## [Stored data]
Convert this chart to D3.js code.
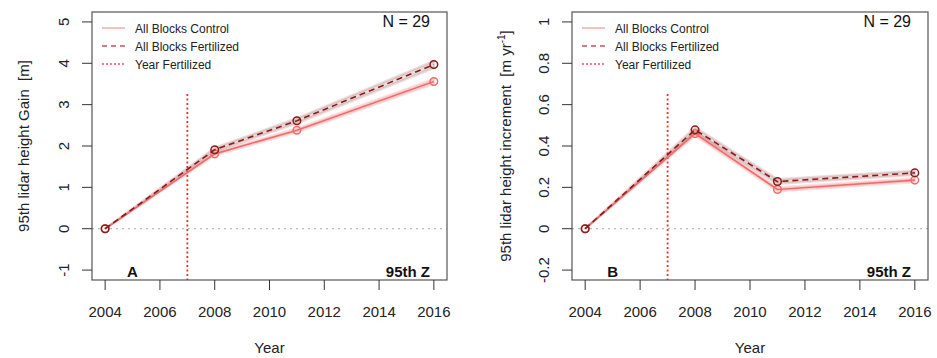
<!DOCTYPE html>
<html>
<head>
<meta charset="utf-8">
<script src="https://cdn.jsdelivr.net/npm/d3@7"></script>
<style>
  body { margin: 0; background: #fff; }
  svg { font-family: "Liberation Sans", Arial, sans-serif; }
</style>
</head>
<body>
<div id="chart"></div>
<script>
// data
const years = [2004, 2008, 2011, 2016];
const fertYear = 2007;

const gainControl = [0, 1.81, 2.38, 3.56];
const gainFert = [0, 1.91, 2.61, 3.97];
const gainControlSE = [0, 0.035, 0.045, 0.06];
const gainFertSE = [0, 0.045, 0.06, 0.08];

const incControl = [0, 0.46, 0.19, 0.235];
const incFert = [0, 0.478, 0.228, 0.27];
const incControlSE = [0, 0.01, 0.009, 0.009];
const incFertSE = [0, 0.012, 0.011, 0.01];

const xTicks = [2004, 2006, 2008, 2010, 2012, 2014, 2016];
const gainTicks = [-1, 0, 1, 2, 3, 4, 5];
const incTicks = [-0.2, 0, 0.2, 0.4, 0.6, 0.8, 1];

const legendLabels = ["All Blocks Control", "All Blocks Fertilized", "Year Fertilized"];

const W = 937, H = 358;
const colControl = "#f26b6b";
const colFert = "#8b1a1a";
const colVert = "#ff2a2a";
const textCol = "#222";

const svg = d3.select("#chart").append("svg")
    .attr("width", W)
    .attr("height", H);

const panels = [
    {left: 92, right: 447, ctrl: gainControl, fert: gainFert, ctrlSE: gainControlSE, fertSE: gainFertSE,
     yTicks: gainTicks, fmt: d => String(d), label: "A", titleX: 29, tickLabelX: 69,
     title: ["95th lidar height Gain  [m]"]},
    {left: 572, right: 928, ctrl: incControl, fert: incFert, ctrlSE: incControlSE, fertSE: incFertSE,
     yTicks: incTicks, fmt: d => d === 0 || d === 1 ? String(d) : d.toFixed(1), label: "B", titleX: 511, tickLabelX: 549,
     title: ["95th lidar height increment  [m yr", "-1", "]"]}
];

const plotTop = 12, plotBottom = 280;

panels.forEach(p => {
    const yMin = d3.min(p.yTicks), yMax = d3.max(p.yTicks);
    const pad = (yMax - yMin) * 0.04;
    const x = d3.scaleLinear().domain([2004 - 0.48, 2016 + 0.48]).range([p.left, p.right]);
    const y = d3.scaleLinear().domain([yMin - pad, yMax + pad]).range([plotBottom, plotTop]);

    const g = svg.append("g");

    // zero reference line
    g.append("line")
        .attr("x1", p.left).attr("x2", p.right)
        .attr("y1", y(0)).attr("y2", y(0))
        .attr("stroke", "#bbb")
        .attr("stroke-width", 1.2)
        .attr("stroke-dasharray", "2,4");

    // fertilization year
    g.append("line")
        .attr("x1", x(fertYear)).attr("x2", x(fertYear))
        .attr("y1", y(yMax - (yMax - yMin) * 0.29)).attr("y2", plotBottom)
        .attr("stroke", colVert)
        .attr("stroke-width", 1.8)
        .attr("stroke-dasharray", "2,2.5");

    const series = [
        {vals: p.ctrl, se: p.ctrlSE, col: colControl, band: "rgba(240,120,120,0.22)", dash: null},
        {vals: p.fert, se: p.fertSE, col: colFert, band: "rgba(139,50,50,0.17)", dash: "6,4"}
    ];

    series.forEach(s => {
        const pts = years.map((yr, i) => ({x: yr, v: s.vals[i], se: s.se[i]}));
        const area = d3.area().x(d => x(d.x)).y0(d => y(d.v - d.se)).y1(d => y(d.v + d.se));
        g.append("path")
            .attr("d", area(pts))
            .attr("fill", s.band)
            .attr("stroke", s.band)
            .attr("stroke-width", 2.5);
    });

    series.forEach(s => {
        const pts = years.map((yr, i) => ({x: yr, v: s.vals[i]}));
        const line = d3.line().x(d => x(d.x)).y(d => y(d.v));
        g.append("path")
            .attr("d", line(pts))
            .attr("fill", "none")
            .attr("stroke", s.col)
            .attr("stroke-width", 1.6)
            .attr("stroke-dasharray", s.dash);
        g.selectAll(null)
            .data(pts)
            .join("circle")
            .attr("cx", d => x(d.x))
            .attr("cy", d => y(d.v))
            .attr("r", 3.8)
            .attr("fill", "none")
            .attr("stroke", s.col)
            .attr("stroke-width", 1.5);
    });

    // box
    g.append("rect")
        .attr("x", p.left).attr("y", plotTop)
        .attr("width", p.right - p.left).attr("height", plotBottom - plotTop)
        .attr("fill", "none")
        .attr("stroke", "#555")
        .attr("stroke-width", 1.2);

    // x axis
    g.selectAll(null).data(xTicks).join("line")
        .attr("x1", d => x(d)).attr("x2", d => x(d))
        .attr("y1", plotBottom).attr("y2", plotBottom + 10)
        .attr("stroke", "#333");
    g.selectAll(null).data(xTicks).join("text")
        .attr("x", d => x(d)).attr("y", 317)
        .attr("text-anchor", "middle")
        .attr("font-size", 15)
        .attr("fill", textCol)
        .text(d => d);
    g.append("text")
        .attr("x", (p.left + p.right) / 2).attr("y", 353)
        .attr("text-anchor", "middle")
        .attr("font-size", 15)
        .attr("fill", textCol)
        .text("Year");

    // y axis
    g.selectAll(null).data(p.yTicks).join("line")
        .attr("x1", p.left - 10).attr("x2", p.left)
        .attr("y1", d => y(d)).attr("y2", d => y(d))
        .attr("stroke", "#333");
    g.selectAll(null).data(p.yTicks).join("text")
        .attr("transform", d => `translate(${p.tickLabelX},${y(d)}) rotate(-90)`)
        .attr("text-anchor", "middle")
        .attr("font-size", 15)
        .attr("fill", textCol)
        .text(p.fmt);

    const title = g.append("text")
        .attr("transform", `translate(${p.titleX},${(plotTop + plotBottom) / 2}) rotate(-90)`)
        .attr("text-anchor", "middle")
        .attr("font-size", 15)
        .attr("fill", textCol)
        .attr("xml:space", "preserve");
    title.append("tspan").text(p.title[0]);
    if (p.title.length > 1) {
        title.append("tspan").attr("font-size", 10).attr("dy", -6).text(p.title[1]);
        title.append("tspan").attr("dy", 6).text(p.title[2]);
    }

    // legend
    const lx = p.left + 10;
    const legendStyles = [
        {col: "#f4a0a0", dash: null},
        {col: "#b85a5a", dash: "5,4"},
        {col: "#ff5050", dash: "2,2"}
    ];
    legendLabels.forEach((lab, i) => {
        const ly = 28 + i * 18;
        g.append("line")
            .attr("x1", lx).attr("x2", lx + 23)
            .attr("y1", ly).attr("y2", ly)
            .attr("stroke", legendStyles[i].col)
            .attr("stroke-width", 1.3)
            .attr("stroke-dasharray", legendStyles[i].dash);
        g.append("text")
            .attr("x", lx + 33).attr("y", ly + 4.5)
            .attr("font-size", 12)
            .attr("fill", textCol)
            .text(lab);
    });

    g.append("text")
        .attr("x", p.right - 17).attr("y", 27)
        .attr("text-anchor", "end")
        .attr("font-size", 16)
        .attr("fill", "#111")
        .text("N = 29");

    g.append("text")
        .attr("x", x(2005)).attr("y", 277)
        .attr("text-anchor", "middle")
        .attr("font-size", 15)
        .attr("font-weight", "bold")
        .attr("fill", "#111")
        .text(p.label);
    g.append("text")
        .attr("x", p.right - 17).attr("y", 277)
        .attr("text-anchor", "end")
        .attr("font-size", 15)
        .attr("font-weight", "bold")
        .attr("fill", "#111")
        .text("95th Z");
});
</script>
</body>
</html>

## [Challenge]
Retype the listing exactly. Pictures do not belong in the copy.

## [The response]
Convert this chart to D3.js code.
<!DOCTYPE html>
<html>
<head>
<meta charset="utf-8">
<script src="https://cdn.jsdelivr.net/npm/d3@7"></script>
<style>
  body { margin: 0; background: #fff; }
  svg { font-family: "Liberation Sans", Arial, sans-serif; }
</style>
</head>
<body>
<div id="chart"></div>
<script>
// data
const years = [2004, 2008, 2011, 2016];
const fertYear = 2007;

const gainControl = [0, 1.81, 2.38, 3.56];
const gainFert = [0, 1.91, 2.61, 3.97];
const gainControlSE = [0, 0.035, 0.045, 0.06];
const gainFertSE = [0, 0.045, 0.06, 0.08];

const incControl = [0, 0.46, 0.19, 0.235];
const incFert = [0, 0.478, 0.228, 0.27];
const incControlSE = [0, 0.01, 0.009, 0.009];
const incFertSE = [0, 0.012, 0.011, 0.01];

const xTicks = [2004, 2006, 2008, 2010, 2012, 2014, 2016];
const gainTicks = [-1, 0, 1, 2, 3, 4, 5];
const incTicks = [-0.2, 0, 0.2, 0.4, 0.6, 0.8, 1];

const legendLabels = ["All Blocks Control", "All Blocks Fertilized", "Year Fertilized"];

const W = 937, H = 358;
const colControl = "#f26b6b";
const colFert = "#8b1a1a";
const colVert = "#ff2a2a";
const textCol = "#222";

const svg = d3.select("#chart").append("svg")
    .attr("width", W)
    .attr("height", H);

const panels = [
    {left: 92, right: 447, ctrl: gainControl, fert: gainFert, ctrlSE: gainControlSE, fertSE: gainFertSE,
     yTicks: gainTicks, fmt: d => String(d), label: "A", titleX: 29, tickLabelX: 69,
     title: ["95th lidar height Gain  [m]"]},
    {left: 572, right: 928, ctrl: incControl, fert: incFert, ctrlSE: incControlSE, fertSE: incFertSE,
     yTicks: incTicks, fmt: d => d === 0 || d === 1 ? String(d) : d.toFixed(1), label: "B", titleX: 511, tickLabelX: 549,
     title: ["95th lidar height increment  [m yr", "-1", "]"]}
];

const plotTop = 12, plotBottom = 280;

panels.forEach(p => {
    const yMin = d3.min(p.yTicks), yMax = d3.max(p.yTicks);
    const pad = (yMax - yMin) * 0.04;
    const x = d3.scaleLinear().domain([2004 - 0.48, 2016 + 0.48]).range([p.left, p.right]);
    const y = d3.scaleLinear().domain([yMin - pad, yMax + pad]).range([plotBottom, plotTop]);

    const g = svg.append("g");

    // zero reference line
    g.append("line")
        .attr("x1", p.left).attr("x2", p.right)
        .attr("y1", y(0)).attr("y2", y(0))
        .attr("stroke", "#bbb")
        .attr("stroke-width", 1.2)
        .attr("stroke-dasharray", "2,4");

    // fertilization year
    g.append("line")
        .attr("x1", x(fertYear)).attr("x2", x(fertYear))
        .attr("y1", y(yMax - (yMax - yMin) * 0.29)).attr("y2", plotBottom)
        .attr("stroke", colVert)
        .attr("stroke-width", 1.8)
        .attr("stroke-dasharray", "2,2.5");

    const series = [
        {vals: p.ctrl, se: p.ctrlSE, col: colControl, band: "rgba(240,120,120,0.22)", dash: null},
        {vals: p.fert, se: p.fertSE, col: colFert, band: "rgba(139,50,50,0.17)", dash: "6,4"}
    ];

    series.forEach(s => {
        const pts = years.map((yr, i) => ({x: yr, v: s.vals[i], se: s.se[i]}));
        const area = d3.area().x(d => x(d.x)).y0(d => y(d.v - d.se)).y1(d => y(d.v + d.se));
        g.append("path")
            .attr("d", area(pts))
            .attr("fill", s.band)
            .attr("stroke", s.band)
            .attr("stroke-width", 2.5);
    });

    series.forEach(s => {
        const pts = years.map((yr, i) => ({x: yr, v: s.vals[i]}));
        const line = d3.line().x(d => x(d.x)).y(d => y(d.v));
        g.append("path")
            .attr("d", line(pts))
            .attr("fill", "none")
            .attr("stroke", s.col)
            .attr("stroke-width", 1.6)
            .attr("stroke-dasharray", s.dash);
        g.selectAll(null)
            .data(pts)
            .join("circle")
            .attr("cx", d => x(d.x))
            .attr("cy", d => y(d.v))
            .attr("r", 3.8)
            .attr("fill", "none")
            .attr("stroke", s.col)
            .attr("stroke-width", 1.5);
    });

    // box
    g.append("rect")
        .attr("x", p.left).attr("y", plotTop)
        .attr("width", p.right - p.left).attr("height", plotBottom - plotTop)
        .attr("fill", "none")
        .attr("stroke", "#555")
        .attr("stroke-width", 1.2);

    // x axis
    g.selectAll(null).data(xTicks).join("line")
        .attr("x1", d => x(d)).attr("x2", d => x(d))
        .attr("y1", plotBottom).attr("y2", plotBottom + 10)
        .attr("stroke", "#333");
    g.selectAll(null).data(xTicks).join("text")
        .attr("x", d => x(d)).attr("y", 317)
        .attr("text-anchor", "middle")
        .attr("font-size", 15)
        .attr("fill", textCol)
        .text(d => d);
    g.append("text")
        .attr("x", (p.left + p.right) / 2).attr("y", 353)
        .attr("text-anchor", "middle")
        .attr("font-size", 15)
        .attr("fill", textCol)
        .text("Year");

    // y axis
    g.selectAll(null).data(p.yTicks).join("line")
        .attr("x1", p.left - 10).attr("x2", p.left)
        .attr("y1", d => y(d)).attr("y2", d => y(d))
        .attr("stroke", "#333");
    g.selectAll(null).data(p.yTicks).join("text")
        .attr("transform", d => `translate(${p.tickLabelX},${y(d)}) rotate(-90)`)
        .attr("text-anchor", "middle")
        .attr("font-size", 15)
        .attr("fill", textCol)
        .text(p.fmt);

    const title = g.append("text")
        .attr("transform", `translate(${p.titleX},${(plotTop + plotBottom) / 2}) rotate(-90)`)
        .attr("text-anchor", "middle")
        .attr("font-size", 15)
        .attr("fill", textCol)
        .attr("xml:space", "preserve");
    title.append("tspan").text(p.title[0]);
    if (p.title.length > 1) {
        title.append("tspan").attr("font-size", 10).attr("dy", -6).text(p.title[1]);
        title.append("tspan").attr("dy", 6).text(p.title[2]);
    }

    // legend
    const lx = p.left + 10;
    const legendStyles = [
        {col: "#f4a0a0", dash: null},
        {col: "#b85a5a", dash: "5,4"},
        {col: "#ff5050", dash: "2,2"}
    ];
    legendLabels.forEach((lab, i) => {
        const ly = 28 + i * 18;
        g.append("line")
            .attr("x1", lx).attr("x2", lx + 23)
            .attr("y1", ly).attr("y2", ly)
            .attr("stroke", legendStyles[i].col)
            .attr("stroke-width", 1.3)
            .attr("stroke-dasharray", legendStyles[i].dash);
        g.append("text")
            .attr("x", lx + 33).attr("y", ly + 4.5)
            .attr("font-size", 12)
            .attr("fill", textCol)
            .text(lab);
    });

    g.append("text")
        .attr("x", p.right - 17).attr("y", 27)
        .attr("text-anchor", "end")
        .attr("font-size", 16)
        .attr("fill", "#111")
        .text("N = 29");

    g.append("text")
        .attr("x", x(2005)).attr("y", 277)
        .attr("text-anchor", "middle")
        .attr("font-size", 15)
        .attr("font-weight", "bold")
        .attr("fill", "#111")
        .text(p.label);
    g.append("text")
        .attr("x", p.right - 17).attr("y", 277)
        .attr("text-anchor", "end")
        .attr("font-size", 15)
        .attr("font-weight", "bold")
        .attr("fill", "#111")
        .text("95th Z");
});
</script>
</body>
</html>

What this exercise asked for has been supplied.